That there were hit song written about communication satlelites...
http://www.youtube.com/watch?v=eGhxayGDa5Q&feature=relatedI was only four years old when the song came out but I remember it well. We had a foster girl in the house at the time, my mom needed some help when she had my little sister and the girl was from a very troubled home. My mom looked at charity as a win win situation.
What ever the case, Sharon came into our home from a place called Parmadale, a home for children, the fallout from disintegrating families. I remember her father looked old, sort of like Boris Karloff. He made an impression on me when he gave me a little hard candy when we took Sharon to gather some of her things that Parmadale didn't have room for.
Anyway, my dad was really into being a Pollock, like Stanly from Streetcar Named Desire. He wore tight T-shirts and drank a lot. He couldn't have been more than 31 or so and I think this was also his long sunburn era. He looked like a beat poet but acted like a drunken longshoreman. Well, I guess that means he looked and acted like a beat poet.
Well, Sharon and my dad didn't hit it off. Sharon was a big girl, almost as tall as my dad and she was strong. I remember that she could pick up my brother and me with one arm. We were 4 and 6 but that still is a load for a teenage girl.
They got into it one day and she took a swing at my dad, a roundhouse and he ducked but slipped and fell on the mosaic tile in the front hall. She ran up the stairs, grabbed me and took me into her room, locked the door and hugged me hard. She was crying because she knew this was going to send her back to Parmadale, back to that soulless place where Juvenile Delinquents were hatched. The only record she had in her room was Telstar. It played through and then returned back and played again.
She just held me and rocked back and forth, crying.
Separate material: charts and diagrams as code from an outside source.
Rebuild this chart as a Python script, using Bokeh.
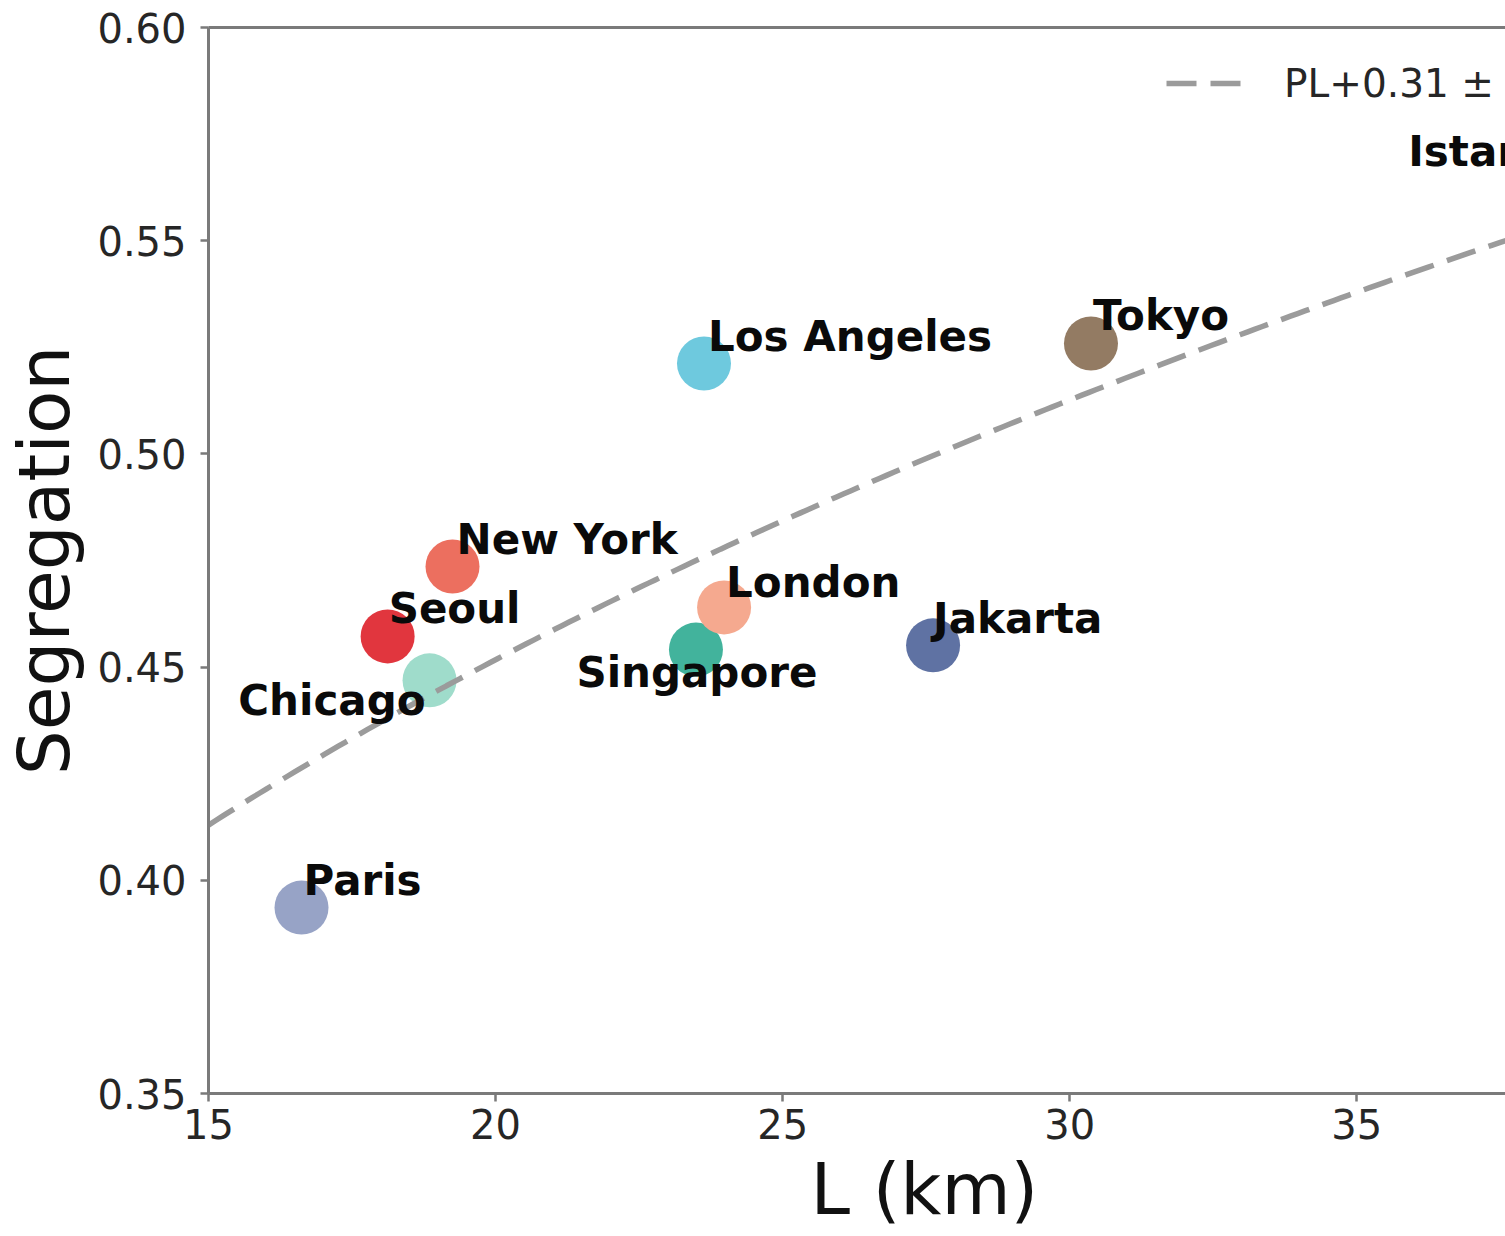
import numpy as np
from bokeh.plotting import figure
from bokeh.models import (ColumnDataSource, FixedTicker, LinearAxis, Legend,
                          LegendItem, Range1d, Title)
from bokeh.core.properties import value
from bokeh.embed import file_html
from bokeh.resources import INLINE

# ---------------- data ----------------
cities = ["Paris", "Seoul", "Chicago", "New York", "Los Angeles",
          "Singapore", "London", "Jakarta", "Tokyo", "Istanbul"]
L_km = [16.62, 18.12, 18.85, 19.25, 23.63, 23.49, 23.98, 27.62, 30.37, 39.35]
segregation = [0.3936, 0.4572, 0.4469, 0.4736, 0.5212,
               0.4541, 0.4640, 0.4551, 0.5259, 0.5756]

x_ticks = [15, 20, 25, 30, 35]
x_tick_labels = ["15", "20", "25", "30", "35"]
y_ticks = [0.35, 0.40, 0.45, 0.50, 0.55, 0.60]
y_tick_labels = ["0.35", "0.40", "0.45", "0.50", "0.55", "0.60"]

fit_prefactor = 0.1774
fit_exponent = 0.312
fit_label = "PL+0.31 \u00b1 0.02"

# ---------------- style ----------------
colors = ["#97a3c6", "#e1363e", "#9fdccb", "#ec6f5f", "#6ec9de",
          "#42b39c", "#f5a98f", "#5f72a3", "#937b63", "#b0b0b0"]
label_align = ["left", "left", "right", "left", "left",
               "center", "left", "left", "left", "right"]
label_dx = [2, 1, -4, 4, 4, 1, 2, 0, 2, -5]
label_dy = [-27, -28, 20, -27, -27, 23, -25, -27, -28, 20]

FONT = "DejaVu Sans"
SPINE = "#7a7a7a"

p = figure(width=1505, height=1236,
           x_range=Range1d(15, 37.59), y_range=Range1d(0.35, 0.60),
           output_backend="svg", toolbar_location=None,
           min_border_left=207, min_border_right=0,
           min_border_top=27, min_border_bottom=143)
p.outline_line_color = None
p.xgrid.visible = False
p.ygrid.visible = False
p.background_fill_color = "white"
p.border_fill_color = "white"

for ax, ticks, labels in ((p.xaxis[0], x_ticks, x_tick_labels),
                          (p.yaxis[0], y_ticks, y_tick_labels)):
    ax.ticker = FixedTicker(ticks=ticks)
    ax.major_label_overrides = {t: l for t, l in zip(ticks, labels)}
    ax.minor_tick_line_color = None
    ax.major_tick_out = 8
    ax.major_tick_in = 0
    ax.major_tick_line_color = SPINE
    ax.major_tick_line_width = 2.5
    ax.axis_line_color = SPINE
    ax.axis_line_width = 3
    ax.major_label_text_font = FONT
    ax.major_label_text_font_size = "40px"
    ax.major_label_text_color = "#262626"
    ax.axis_label_text_font = FONT
    ax.axis_label_text_font_size = "71px"
    ax.axis_label_text_font_style = "normal"
    ax.axis_label_text_color = "#111111"

p.yaxis.axis_label = "Segregation"
p.xaxis.major_label_standoff = 7
p.yaxis.major_label_standoff = 14
p.yaxis.axis_label_standoff = 8

xlab = Title(text="L (km)", align="left", offset=602, standoff=9,
             text_font=FONT, text_font_size="71px", text_font_style="normal",
             text_color="#111111")
p.add_layout(xlab, "below")

top = LinearAxis(ticker=FixedTicker(ticks=[]), axis_line_color=SPINE,
                 axis_line_width=3, major_tick_out=0, major_tick_in=0,
                 minor_tick_out=0, minor_tick_in=0, major_label_standoff=0)
p.add_layout(top, "above")

src = ColumnDataSource(dict(L=L_km, seg=segregation, city=cities, color=colors))
p.scatter(x="L", y="seg", size=54, fill_color="color", line_color=None,
          source=src)

L_fit = np.linspace(15, 40, 200)
S_fit = fit_prefactor * L_fit ** fit_exponent
fit_r = p.line(L_fit, S_fit, line_color="#9b9b9b", line_width=5.5,
               line_dash="30 14")

for al in ("left", "right", "center"):
    idx = [i for i, a in enumerate(label_align) if a == al]
    s = ColumnDataSource(dict(L=[L_km[i] for i in idx],
                              seg=[segregation[i] for i in idx],
                              city=[cities[i] for i in idx],
                              dx=[label_dx[i] for i in idx],
                              dy=[label_dy[i] for i in idx]))
    p.text(x="L", y="seg", text="city", x_offset="dx", y_offset="dy",
           source=s, text_align=al, text_baseline="alphabetic",
           text_font=value(FONT), text_font_style="bold",
           text_font_size="42px", text_color="#0a0a0a")

legend = Legend(items=[LegendItem(label=fit_label, renderers=[fit_r])],
                location=(958, 987), padding=0, margin=0, spacing=0,
                border_line_color=None, background_fill_alpha=0,
                glyph_width=80, glyph_height=46, label_height=46,
                label_standoff=38, label_text_font=FONT,
                label_text_font_size="39px", label_text_color="#262626")
p.add_layout(legend)

open("out.html", "w").write(file_html(p, INLINE))
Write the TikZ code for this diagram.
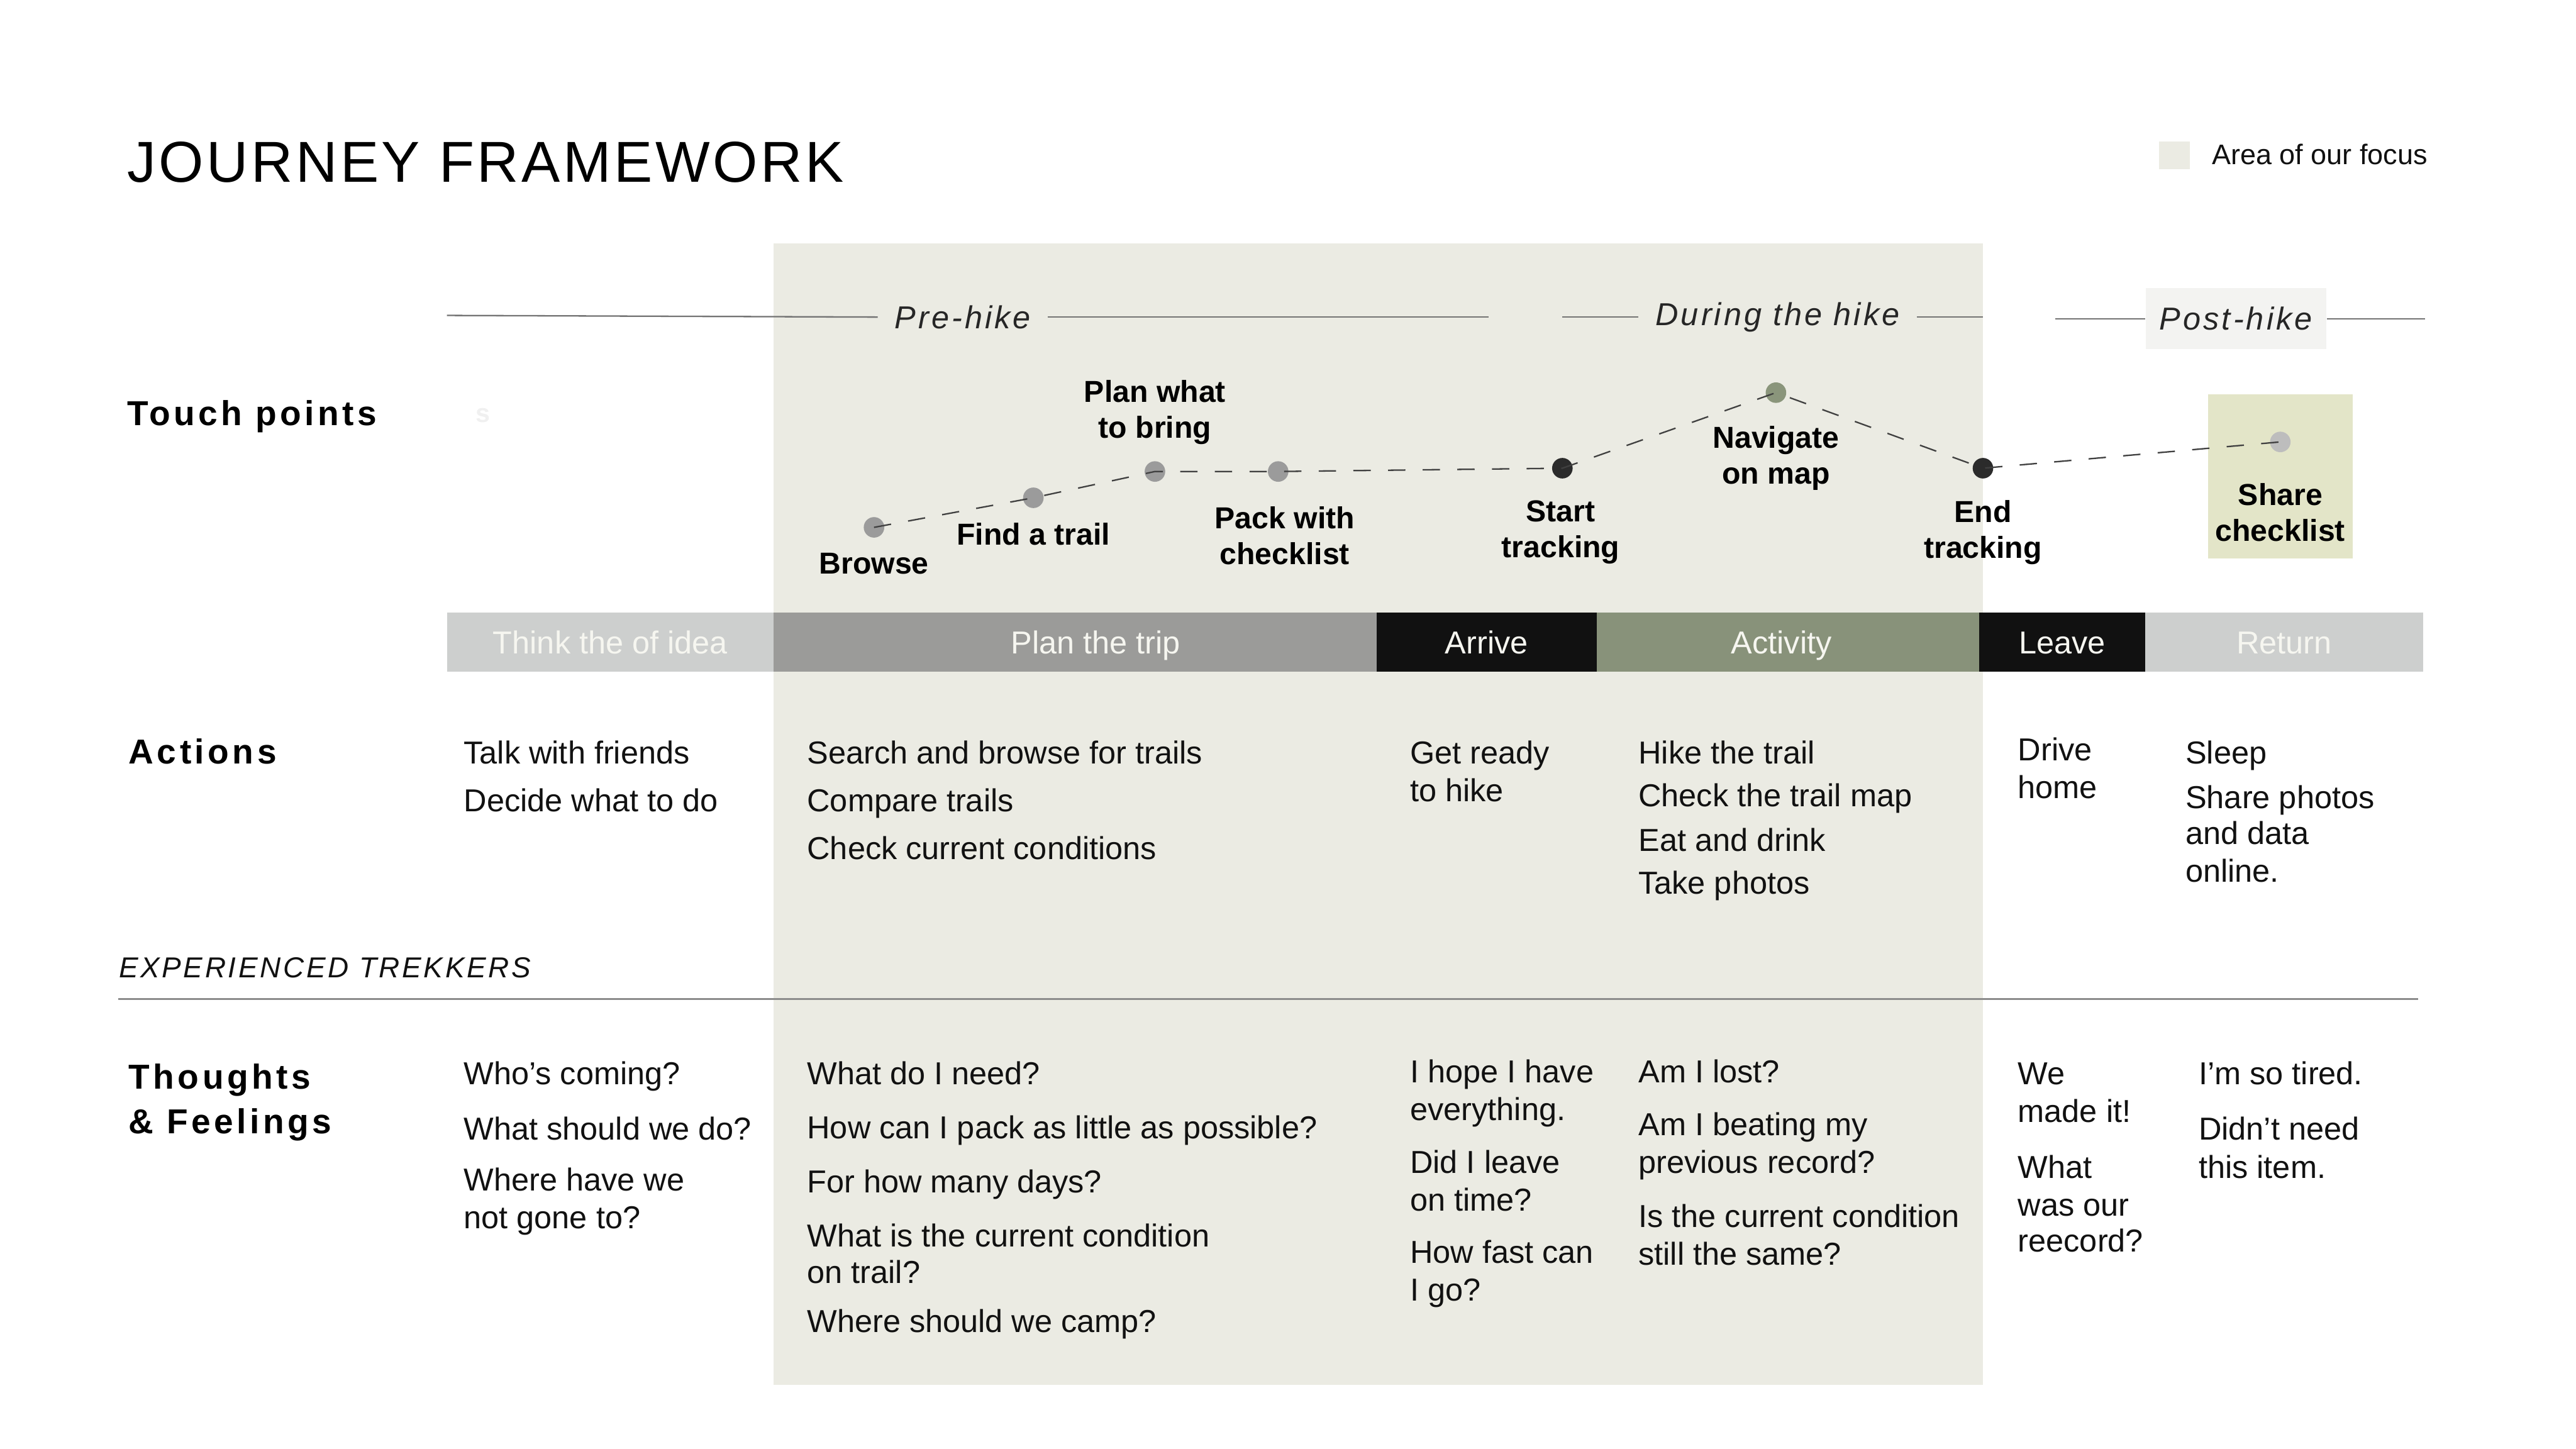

My dad was banging on the door and my mom was yelling at him for being such a jerk but the damage was done. He walked away from the door after Telstar had played about four or five times. Sharon kept on crying but now it was more bitter than sad.
When my mom finally convinced her to open up the door, Sharon carried me over to the door with her. My mom looked at her and just said "Oh Sharon..."
I went with my mom the next day when we took Sharon back to Parmadale.
A few years later we learned that her father had raped her and that she had had a child before she came to us. She was broken, shattered really and we couldn't do anything about it.
I'll always remember how grateful she was to be with us even though it was only a short while.
I'll always remember how she held me so tight, maybe imagining what it would have been like to have a toddler to love, to hold close when the world comes pressing in. Maybe she cried so hard that day not for herself but for the baby they took away.
Anyway, that is why I remember the song Telstar and the early Kennedy years when there was hope for everyone except girls like Sharon.